▶ **What is asked**: Restate each line word for word. Leave out every picture.

▶ **Data section**:
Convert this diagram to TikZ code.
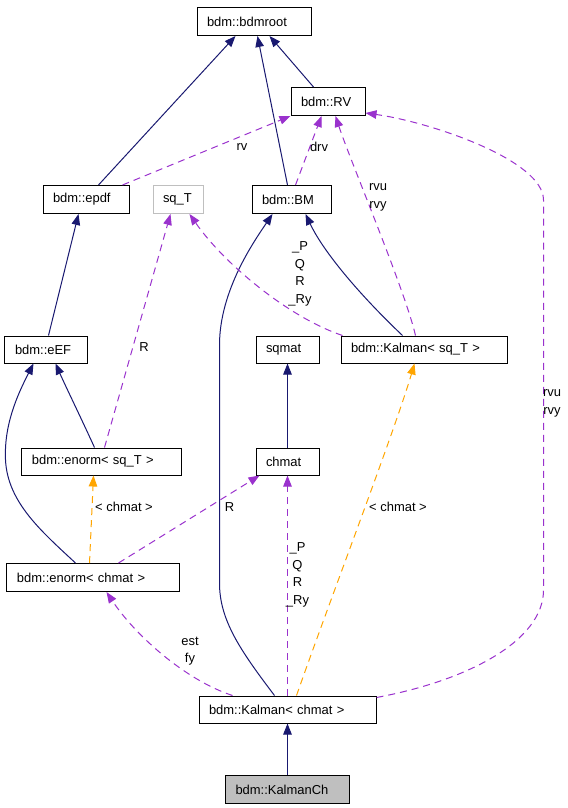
\documentclass[tikz,border=0pt]{standalone}
\usepackage{fontspec}
\setmainfont{Liberation Sans}
\usetikzlibrary{arrows.meta}
\definecolor{navy}{HTML}{191970}
\definecolor{orch}{HTML}{9A32CD}
\definecolor{orng}{HTML}{FFA500}
\definecolor{gbox}{HTML}{BFBFBF}
\begin{document}
\begin{tikzpicture}[x=1bp,y=-1bp,
  every node/.style={font=\fontsize{13}{17.5}\selectfont, text=black},
  cls/.style={draw=black, line width=1bp, inner xsep=10bp, inner ysep=0pt,
    align=left, minimum height=28bp},
  inh/.style={draw=navy, line width=1bp, {-{Triangle[length=11bp,width=8.5bp,fill=navy]}}},
  use/.style={draw=orch, line width=1bp, dash pattern=on 7bp off 5bp, {-{Triangle[length=11bp,width=8.5bp,fill=orch]}}},
  tmpl/.style={draw=orng, line width=1bp, dash pattern=on 7bp off 5bp, {-{Triangle[length=11bp,width=8.5bp,fill=orng]}}},
  lbl/.style={align=center, inner sep=0pt}]
\path[use as bounding box] (0,0) rectangle (568,808);
% classes
\node[cls, text width=94bp] (bdmroot) at (254,21.5) {bdm::bdmroot};
\node[cls, text width=54bp] (RV) at (328,101.5) {bdm::RV};
\node[cls, text width=66bp] (epdf) at (86,199.5) {bdm::epdf};
\node[cls, draw=gbox, text width=30bp] (sqT) at (178,199.5) {sq\_T};
\node[cls, text width=59bp] (BM) at (291.5,199.5) {bdm::BM};
\node[cls, text width=62bp, minimum height=27bp] (eEF) at (46,349.5) {bdm::eEF};
\node[cls, text width=43bp, minimum height=27bp] (sqmat) at (287.5,349.5) {sqmat};
\node[cls, text width=146bp, minimum height=27bp] (KsqT) at (424,349.5) {bdm::Kalman< sq\_T >};
\node[cls, text width=139bp, minimum height=27bp] (enormsqT) at (101.5,461.5) {bdm::enorm< sq\_T >};
\node[cls, text width=43bp, minimum height=27bp] (chmat) at (287.5,461.5) {chmat};
\node[cls, text width=152bp] (enormch) at (93,577.5) {bdm::enorm< chmat >};
\node[cls, text width=157bp, minimum height=27bp] (Kch) at (287.5,709.5) {bdm::Kalman< chmat >};
\node[cls, fill=gbox, text width=104bp] (KCh) at (287.5,789.5) {bdm::KalmanCh};
% inheritance
\draw[inh] ([xshift=56bp]epdf.north west) -- ([xshift=39bp]bdmroot.south west);
\draw[inh] ([xshift=36bp]BM.north west) -- ([xshift=61bp]bdmroot.south west);
\draw[inh] ([xshift=23bp]RV.north west) -- ([xshift=73bp]bdmroot.south west);
\draw[inh] ([xshift=44bp]eEF.north west) -- ([xshift=36bp]epdf.south west);
\draw[inh] ([xshift=73bp]enormsqT.north west) .. controls (82,420) and (65,385) .. ([xshift=51bp]eEF.south west);
\draw[inh] ([xshift=69bp]enormch.north west) .. controls (40,530) and (5,500) .. (5.4,455)
   .. controls (5,420) and (20,390) .. ([xshift=29bp]eEF.south west);
\draw[inh] ([xshift=62bp]KsqT.north west) .. controls (365,300) and (325,255) .. ([xshift=54bp]BM.south west);
\draw[inh] ([xshift=76bp]Kch.north west) .. controls (240,650) and (219.5,620) .. (219.5,583)
   -- (219.5,345) .. controls (219.5,290) and (255,240) .. ([xshift=21bp]BM.south west);
\draw[inh] (chmat.north) -- (sqmat.south);
\draw[inh] (KCh.north) -- (Kch.south);
% usage
\draw[use] ([xshift=80bp]epdf.north west) -- (RV.south west);
\draw[use] ([xshift=44bp]BM.north west) -- ([xshift=31bp]RV.south west);
\draw[use] ([xshift=75bp]KsqT.north west) .. controls (405,290) and (350,160) .. ([xshift=45bp]RV.south west);
\draw[use] ([yshift=-2bp]Kch.north east) .. controls (470,680) and (543.5,640) .. (543.5,590)
   -- (543.5,200) .. controls (543.5,160) and (430,122) .. ([yshift=3bp]RV.south east);
\draw[use] ([xshift=83bp]enormsqT.north west) -- ([xshift=18bp]sqT.south west);
\draw[use] ([xshift=2bp]KsqT.north west) .. controls (290,318) and (225,265) .. ([xshift=37bp]sqT.south west);
\draw[use] ([xshift=112bp]enormch.north west) -- ([xshift=4bp]chmat.south west);
\draw[use] (Kch.north) -- (chmat.south);
\draw[use] ([xshift=34bp]Kch.north west) .. controls (185,680) and (135,635) .. ([xshift=100bp]enormch.south west);
% template instances
\draw[tmpl] ([xshift=83bp]enormch.north west) -- ([xshift=72bp]enormsqT.south west);
\draw[tmpl] ([xshift=98bp]Kch.north west) .. controls (330,600) and (395,430) .. ([xshift=74bp]KsqT.south west);
% labels
\node[lbl] (l1) at (242,147) {rv};
\node[lbl] (l2) at (319,147) {drv};
\node[lbl] (l3) at (378,197.5) {rvu\\rvy};
\node[lbl] (l4) at (552,403.5) {rvu\\rvy};
\node[lbl] (l5) at (300,274) {\_P\\Q\\R\\\_Ry};
\node[lbl] (l6) at (144,347) {R};
\node[lbl] (l7) at (124,507) {< chmat >};
\node[lbl] (l8) at (229.5,507) {R};
\node[lbl] (l9) at (297.5,575) {\_P\\Q\\R\\\_Ry};
\node[lbl] (l10) at (398,507) {< chmat >};
\node[lbl] (l11) at (190,651) {est\\fy};
\end{tikzpicture}
\end{document}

▶ **Solved exercise**:
Convert this diagram to TikZ code.
\documentclass[tikz,border=0pt]{standalone}
\usepackage{fontspec}
\setmainfont{Liberation Sans}
\usetikzlibrary{arrows.meta}
\definecolor{navy}{HTML}{191970}
\definecolor{orch}{HTML}{9A32CD}
\definecolor{orng}{HTML}{FFA500}
\definecolor{gbox}{HTML}{BFBFBF}
\begin{document}
\begin{tikzpicture}[x=1bp,y=-1bp,
  every node/.style={font=\fontsize{13}{17.5}\selectfont, text=black},
  cls/.style={draw=black, line width=1bp, inner xsep=10bp, inner ysep=0pt,
    align=left, minimum height=28bp},
  inh/.style={draw=navy, line width=1bp, {-{Triangle[length=11bp,width=8.5bp,fill=navy]}}},
  use/.style={draw=orch, line width=1bp, dash pattern=on 7bp off 5bp, {-{Triangle[length=11bp,width=8.5bp,fill=orch]}}},
  tmpl/.style={draw=orng, line width=1bp, dash pattern=on 7bp off 5bp, {-{Triangle[length=11bp,width=8.5bp,fill=orng]}}},
  lbl/.style={align=center, inner sep=0pt}]
\path[use as bounding box] (0,0) rectangle (568,808);
% classes
\node[cls, text width=94bp] (bdmroot) at (254,21.5) {bdm::bdmroot};
\node[cls, text width=54bp] (RV) at (328,101.5) {bdm::RV};
\node[cls, text width=66bp] (epdf) at (86,199.5) {bdm::epdf};
\node[cls, draw=gbox, text width=30bp] (sqT) at (178,199.5) {sq\_T};
\node[cls, text width=59bp] (BM) at (291.5,199.5) {bdm::BM};
\node[cls, text width=62bp, minimum height=27bp] (eEF) at (46,349.5) {bdm::eEF};
\node[cls, text width=43bp, minimum height=27bp] (sqmat) at (287.5,349.5) {sqmat};
\node[cls, text width=146bp, minimum height=27bp] (KsqT) at (424,349.5) {bdm::Kalman< sq\_T >};
\node[cls, text width=139bp, minimum height=27bp] (enormsqT) at (101.5,461.5) {bdm::enorm< sq\_T >};
\node[cls, text width=43bp, minimum height=27bp] (chmat) at (287.5,461.5) {chmat};
\node[cls, text width=152bp] (enormch) at (93,577.5) {bdm::enorm< chmat >};
\node[cls, text width=157bp, minimum height=27bp] (Kch) at (287.5,709.5) {bdm::Kalman< chmat >};
\node[cls, fill=gbox, text width=104bp] (KCh) at (287.5,789.5) {bdm::KalmanCh};
% inheritance
\draw[inh] ([xshift=56bp]epdf.north west) -- ([xshift=39bp]bdmroot.south west);
\draw[inh] ([xshift=36bp]BM.north west) -- ([xshift=61bp]bdmroot.south west);
\draw[inh] ([xshift=23bp]RV.north west) -- ([xshift=73bp]bdmroot.south west);
\draw[inh] ([xshift=44bp]eEF.north west) -- ([xshift=36bp]epdf.south west);
\draw[inh] ([xshift=73bp]enormsqT.north west) .. controls (82,420) and (65,385) .. ([xshift=51bp]eEF.south west);
\draw[inh] ([xshift=69bp]enormch.north west) .. controls (40,530) and (5,500) .. (5.4,455)
   .. controls (5,420) and (20,390) .. ([xshift=29bp]eEF.south west);
\draw[inh] ([xshift=62bp]KsqT.north west) .. controls (365,300) and (325,255) .. ([xshift=54bp]BM.south west);
\draw[inh] ([xshift=76bp]Kch.north west) .. controls (240,650) and (219.5,620) .. (219.5,583)
   -- (219.5,345) .. controls (219.5,290) and (255,240) .. ([xshift=21bp]BM.south west);
\draw[inh] (chmat.north) -- (sqmat.south);
\draw[inh] (KCh.north) -- (Kch.south);
% usage
\draw[use] ([xshift=80bp]epdf.north west) -- (RV.south west);
\draw[use] ([xshift=44bp]BM.north west) -- ([xshift=31bp]RV.south west);
\draw[use] ([xshift=75bp]KsqT.north west) .. controls (405,290) and (350,160) .. ([xshift=45bp]RV.south west);
\draw[use] ([yshift=-2bp]Kch.north east) .. controls (470,680) and (543.5,640) .. (543.5,590)
   -- (543.5,200) .. controls (543.5,160) and (430,122) .. ([yshift=3bp]RV.south east);
\draw[use] ([xshift=83bp]enormsqT.north west) -- ([xshift=18bp]sqT.south west);
\draw[use] ([xshift=2bp]KsqT.north west) .. controls (290,318) and (225,265) .. ([xshift=37bp]sqT.south west);
\draw[use] ([xshift=112bp]enormch.north west) -- ([xshift=4bp]chmat.south west);
\draw[use] (Kch.north) -- (chmat.south);
\draw[use] ([xshift=34bp]Kch.north west) .. controls (185,680) and (135,635) .. ([xshift=100bp]enormch.south west);
% template instances
\draw[tmpl] ([xshift=83bp]enormch.north west) -- ([xshift=72bp]enormsqT.south west);
\draw[tmpl] ([xshift=98bp]Kch.north west) .. controls (330,600) and (395,430) .. ([xshift=74bp]KsqT.south west);
% labels
\node[lbl] (l1) at (242,147) {rv};
\node[lbl] (l2) at (319,147) {drv};
\node[lbl] (l3) at (378,197.5) {rvu\\rvy};
\node[lbl] (l4) at (552,403.5) {rvu\\rvy};
\node[lbl] (l5) at (300,274) {\_P\\Q\\R\\\_Ry};
\node[lbl] (l6) at (144,347) {R};
\node[lbl] (l7) at (124,507) {< chmat >};
\node[lbl] (l8) at (229.5,507) {R};
\node[lbl] (l9) at (297.5,575) {\_P\\Q\\R\\\_Ry};
\node[lbl] (l10) at (398,507) {< chmat >};
\node[lbl] (l11) at (190,651) {est\\fy};
\end{tikzpicture}
\end{document}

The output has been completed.